#### The exercise
Write out the data below in full, unchanged, minus the images.

#### Data extract

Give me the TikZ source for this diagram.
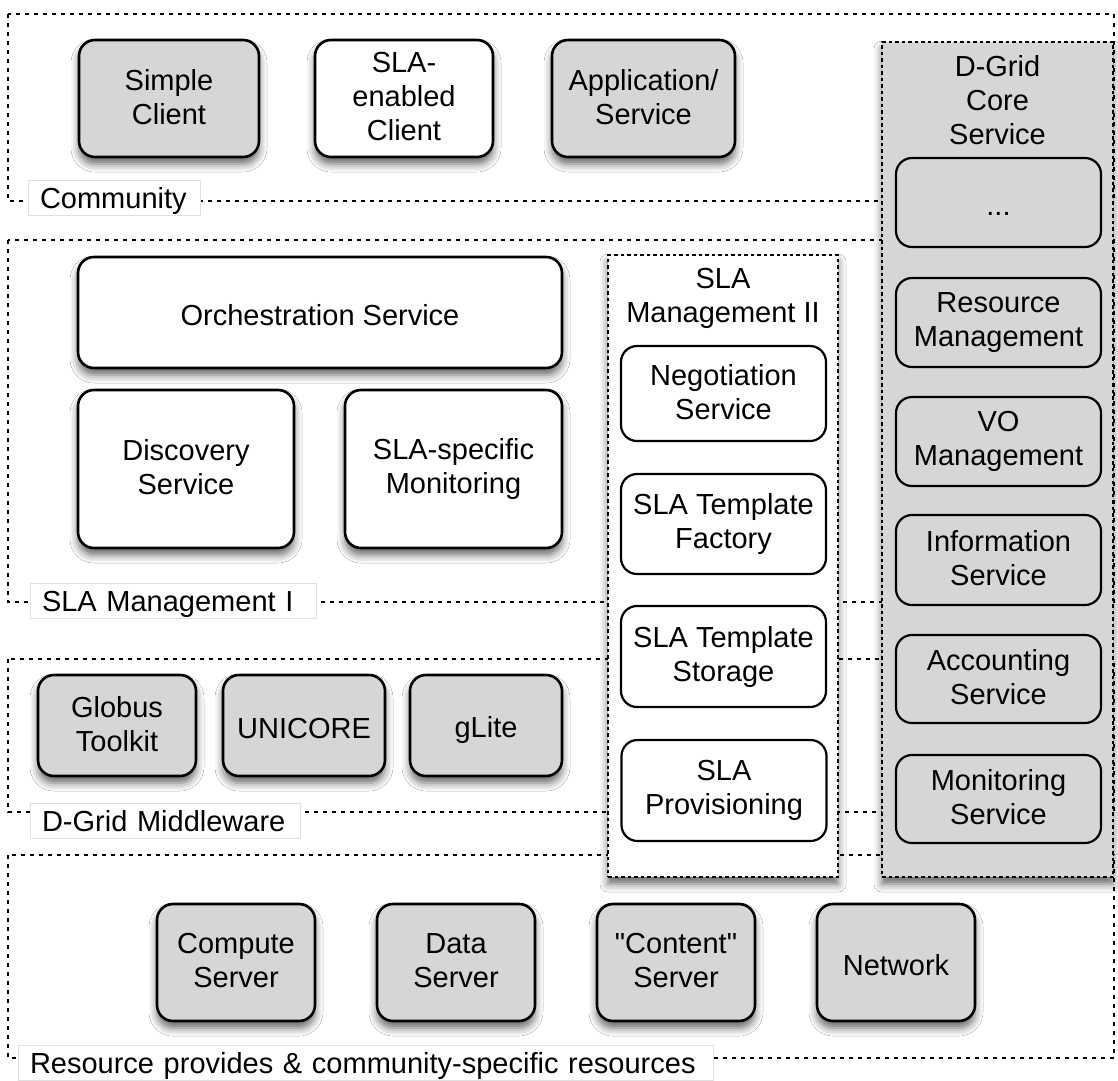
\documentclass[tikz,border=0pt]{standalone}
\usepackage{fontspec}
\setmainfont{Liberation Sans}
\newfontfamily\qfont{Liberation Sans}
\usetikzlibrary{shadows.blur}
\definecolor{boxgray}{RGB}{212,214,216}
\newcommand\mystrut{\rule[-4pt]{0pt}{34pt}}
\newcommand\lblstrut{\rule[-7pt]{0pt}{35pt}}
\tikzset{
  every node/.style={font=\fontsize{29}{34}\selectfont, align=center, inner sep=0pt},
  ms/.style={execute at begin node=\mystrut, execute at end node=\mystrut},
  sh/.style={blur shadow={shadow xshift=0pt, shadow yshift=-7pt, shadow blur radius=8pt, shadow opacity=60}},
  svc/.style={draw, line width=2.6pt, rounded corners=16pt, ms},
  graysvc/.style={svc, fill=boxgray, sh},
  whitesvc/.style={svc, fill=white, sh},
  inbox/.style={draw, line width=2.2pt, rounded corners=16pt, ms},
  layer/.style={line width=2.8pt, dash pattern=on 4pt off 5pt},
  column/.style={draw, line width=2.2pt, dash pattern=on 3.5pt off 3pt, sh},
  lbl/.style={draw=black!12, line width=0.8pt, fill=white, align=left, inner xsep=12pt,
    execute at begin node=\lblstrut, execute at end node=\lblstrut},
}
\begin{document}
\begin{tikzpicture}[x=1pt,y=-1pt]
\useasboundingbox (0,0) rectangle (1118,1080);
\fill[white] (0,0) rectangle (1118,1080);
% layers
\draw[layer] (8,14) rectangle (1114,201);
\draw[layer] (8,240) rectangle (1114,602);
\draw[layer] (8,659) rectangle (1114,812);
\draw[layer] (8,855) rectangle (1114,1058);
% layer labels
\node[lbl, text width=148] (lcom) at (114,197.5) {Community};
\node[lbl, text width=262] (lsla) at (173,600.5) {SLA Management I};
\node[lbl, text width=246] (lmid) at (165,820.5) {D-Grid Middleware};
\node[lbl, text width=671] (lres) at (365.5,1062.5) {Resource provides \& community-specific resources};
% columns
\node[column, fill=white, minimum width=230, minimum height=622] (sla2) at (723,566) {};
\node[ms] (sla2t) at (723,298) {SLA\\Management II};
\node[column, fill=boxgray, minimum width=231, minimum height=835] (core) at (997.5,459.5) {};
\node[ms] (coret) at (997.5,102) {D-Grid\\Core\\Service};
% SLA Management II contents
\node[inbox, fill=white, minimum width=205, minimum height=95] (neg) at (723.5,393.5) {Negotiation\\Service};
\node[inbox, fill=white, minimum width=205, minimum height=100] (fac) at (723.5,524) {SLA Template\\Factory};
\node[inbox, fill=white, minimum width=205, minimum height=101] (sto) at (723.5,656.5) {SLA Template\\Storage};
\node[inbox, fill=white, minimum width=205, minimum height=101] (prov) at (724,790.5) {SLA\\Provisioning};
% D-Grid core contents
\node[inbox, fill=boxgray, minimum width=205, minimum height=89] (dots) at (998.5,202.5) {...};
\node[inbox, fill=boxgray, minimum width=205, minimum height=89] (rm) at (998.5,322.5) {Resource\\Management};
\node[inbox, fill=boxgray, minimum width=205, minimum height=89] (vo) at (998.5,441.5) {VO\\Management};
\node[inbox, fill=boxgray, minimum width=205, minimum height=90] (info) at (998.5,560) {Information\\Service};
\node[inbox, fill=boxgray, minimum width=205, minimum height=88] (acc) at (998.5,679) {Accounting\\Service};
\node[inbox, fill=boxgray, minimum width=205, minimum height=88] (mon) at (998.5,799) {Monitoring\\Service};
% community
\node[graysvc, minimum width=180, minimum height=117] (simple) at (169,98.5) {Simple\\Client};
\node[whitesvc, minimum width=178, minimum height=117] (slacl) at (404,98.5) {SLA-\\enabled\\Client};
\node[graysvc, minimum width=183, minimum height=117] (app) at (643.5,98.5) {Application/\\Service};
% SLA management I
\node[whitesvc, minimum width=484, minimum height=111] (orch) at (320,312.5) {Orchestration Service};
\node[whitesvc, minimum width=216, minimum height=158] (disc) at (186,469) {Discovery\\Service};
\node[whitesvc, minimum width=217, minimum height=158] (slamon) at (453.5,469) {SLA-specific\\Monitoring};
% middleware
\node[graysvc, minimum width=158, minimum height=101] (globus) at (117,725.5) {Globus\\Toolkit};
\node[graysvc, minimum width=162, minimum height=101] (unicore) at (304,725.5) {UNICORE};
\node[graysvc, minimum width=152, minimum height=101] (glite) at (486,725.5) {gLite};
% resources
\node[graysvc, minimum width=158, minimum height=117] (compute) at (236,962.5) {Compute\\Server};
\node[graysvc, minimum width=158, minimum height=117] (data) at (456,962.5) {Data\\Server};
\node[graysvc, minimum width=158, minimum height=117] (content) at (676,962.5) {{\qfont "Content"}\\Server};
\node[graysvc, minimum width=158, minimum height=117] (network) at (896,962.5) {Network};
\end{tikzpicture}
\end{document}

#### Task answer
Give me the TikZ source for this diagram.
\documentclass[tikz,border=0pt]{standalone}
\usepackage{fontspec}
\setmainfont{Liberation Sans}
\newfontfamily\qfont{Liberation Sans}
\usetikzlibrary{shadows.blur}
\definecolor{boxgray}{RGB}{212,214,216}
\newcommand\mystrut{\rule[-4pt]{0pt}{34pt}}
\newcommand\lblstrut{\rule[-7pt]{0pt}{35pt}}
\tikzset{
  every node/.style={font=\fontsize{29}{34}\selectfont, align=center, inner sep=0pt},
  ms/.style={execute at begin node=\mystrut, execute at end node=\mystrut},
  sh/.style={blur shadow={shadow xshift=0pt, shadow yshift=-7pt, shadow blur radius=8pt, shadow opacity=60}},
  svc/.style={draw, line width=2.6pt, rounded corners=16pt, ms},
  graysvc/.style={svc, fill=boxgray, sh},
  whitesvc/.style={svc, fill=white, sh},
  inbox/.style={draw, line width=2.2pt, rounded corners=16pt, ms},
  layer/.style={line width=2.8pt, dash pattern=on 4pt off 5pt},
  column/.style={draw, line width=2.2pt, dash pattern=on 3.5pt off 3pt, sh},
  lbl/.style={draw=black!12, line width=0.8pt, fill=white, align=left, inner xsep=12pt,
    execute at begin node=\lblstrut, execute at end node=\lblstrut},
}
\begin{document}
\begin{tikzpicture}[x=1pt,y=-1pt]
\useasboundingbox (0,0) rectangle (1118,1080);
\fill[white] (0,0) rectangle (1118,1080);
% layers
\draw[layer] (8,14) rectangle (1114,201);
\draw[layer] (8,240) rectangle (1114,602);
\draw[layer] (8,659) rectangle (1114,812);
\draw[layer] (8,855) rectangle (1114,1058);
% layer labels
\node[lbl, text width=148] (lcom) at (114,197.5) {Community};
\node[lbl, text width=262] (lsla) at (173,600.5) {SLA Management I};
\node[lbl, text width=246] (lmid) at (165,820.5) {D-Grid Middleware};
\node[lbl, text width=671] (lres) at (365.5,1062.5) {Resource provides \& community-specific resources};
% columns
\node[column, fill=white, minimum width=230, minimum height=622] (sla2) at (723,566) {};
\node[ms] (sla2t) at (723,298) {SLA\\Management II};
\node[column, fill=boxgray, minimum width=231, minimum height=835] (core) at (997.5,459.5) {};
\node[ms] (coret) at (997.5,102) {D-Grid\\Core\\Service};
% SLA Management II contents
\node[inbox, fill=white, minimum width=205, minimum height=95] (neg) at (723.5,393.5) {Negotiation\\Service};
\node[inbox, fill=white, minimum width=205, minimum height=100] (fac) at (723.5,524) {SLA Template\\Factory};
\node[inbox, fill=white, minimum width=205, minimum height=101] (sto) at (723.5,656.5) {SLA Template\\Storage};
\node[inbox, fill=white, minimum width=205, minimum height=101] (prov) at (724,790.5) {SLA\\Provisioning};
% D-Grid core contents
\node[inbox, fill=boxgray, minimum width=205, minimum height=89] (dots) at (998.5,202.5) {...};
\node[inbox, fill=boxgray, minimum width=205, minimum height=89] (rm) at (998.5,322.5) {Resource\\Management};
\node[inbox, fill=boxgray, minimum width=205, minimum height=89] (vo) at (998.5,441.5) {VO\\Management};
\node[inbox, fill=boxgray, minimum width=205, minimum height=90] (info) at (998.5,560) {Information\\Service};
\node[inbox, fill=boxgray, minimum width=205, minimum height=88] (acc) at (998.5,679) {Accounting\\Service};
\node[inbox, fill=boxgray, minimum width=205, minimum height=88] (mon) at (998.5,799) {Monitoring\\Service};
% community
\node[graysvc, minimum width=180, minimum height=117] (simple) at (169,98.5) {Simple\\Client};
\node[whitesvc, minimum width=178, minimum height=117] (slacl) at (404,98.5) {SLA-\\enabled\\Client};
\node[graysvc, minimum width=183, minimum height=117] (app) at (643.5,98.5) {Application/\\Service};
% SLA management I
\node[whitesvc, minimum width=484, minimum height=111] (orch) at (320,312.5) {Orchestration Service};
\node[whitesvc, minimum width=216, minimum height=158] (disc) at (186,469) {Discovery\\Service};
\node[whitesvc, minimum width=217, minimum height=158] (slamon) at (453.5,469) {SLA-specific\\Monitoring};
% middleware
\node[graysvc, minimum width=158, minimum height=101] (globus) at (117,725.5) {Globus\\Toolkit};
\node[graysvc, minimum width=162, minimum height=101] (unicore) at (304,725.5) {UNICORE};
\node[graysvc, minimum width=152, minimum height=101] (glite) at (486,725.5) {gLite};
% resources
\node[graysvc, minimum width=158, minimum height=117] (compute) at (236,962.5) {Compute\\Server};
\node[graysvc, minimum width=158, minimum height=117] (data) at (456,962.5) {Data\\Server};
\node[graysvc, minimum width=158, minimum height=117] (content) at (676,962.5) {{\qfont "Content"}\\Server};
\node[graysvc, minimum width=158, minimum height=117] (network) at (896,962.5) {Network};
\end{tikzpicture}
\end{document}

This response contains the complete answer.